Royal China Company
The Royal China Company, a manufacturer of tableware, was established in 1934 in Sebring Ohio. The company first started production in the E.H Sebring China Company plant. Collectors and researchers today have a tough job determining the period of a pattern. Researchers have not been able to ascertain the detailed history of the company either. This is due to several reasons - Dinnerware was produced in groups called ‘series’. The dinnerware patterns in the series changed every year. Moreover a series would have many different ‘shapes’ and different series sometimes had identical patterns. Further, in 1970, a fire ruined all records of the tableware. Thus dating the tableware and identifying the series is not easy.
Most collectors today focus on three important series of colonial-styled tableware – Currier and Ives, Colonial Homestead and Old Curiosity Shop.

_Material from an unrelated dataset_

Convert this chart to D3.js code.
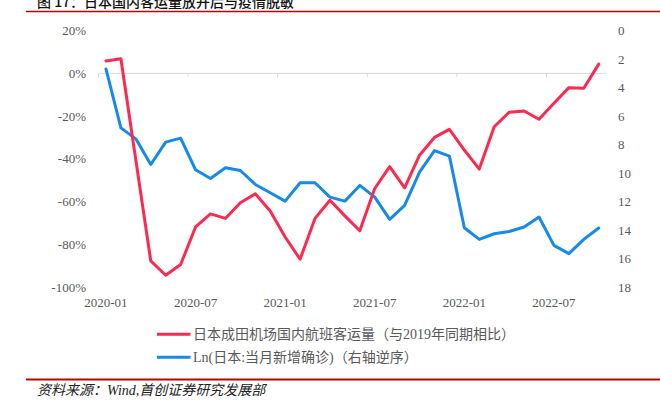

All three have been designed and improved by Gordon Parker. Currier and Ives first came into the market in 1949 and was continued till the 1980s. It had an ivory background and was made in blue, brown, green and pink colours. Currier and Ives was sold as a specialty item at A& P Grocery chain. The sales at large department stores and catalogue ordering companies like Sears and Montgomery were especially high and the pattern’s popularity skyrocketed.
Old Curiosity Shop was in the market during the 1950s while the Colonial Homestead range, sold by Sears, ran from the early 1950s and to the late 1960s. In 1964, the Royal China Company purchased the French-Saxon China Company, Sebring. Although it began production as a subsidiary company, the fire in 1970 forced Royal China to shift its operations to Sebring. The Royal China company was sold to the Jeanette Corporation in 1969. In the meantime, Royal China began operating the Harker production plant till its termination in 1972. In 1976, the Jeanette Corporation, along with all its subsidiary companies was sold to the Coca-Cola Bottling Company, New York. Royal China again went through a series of ownership changes, by first being acquired by the J Corporation, which was owned by a group of Boston private investors, in 1981 and then by the Nordic Capital of New York in 1984. In spite of all these changes, the Royal China brand name was not changed. The company ceased production in 1986.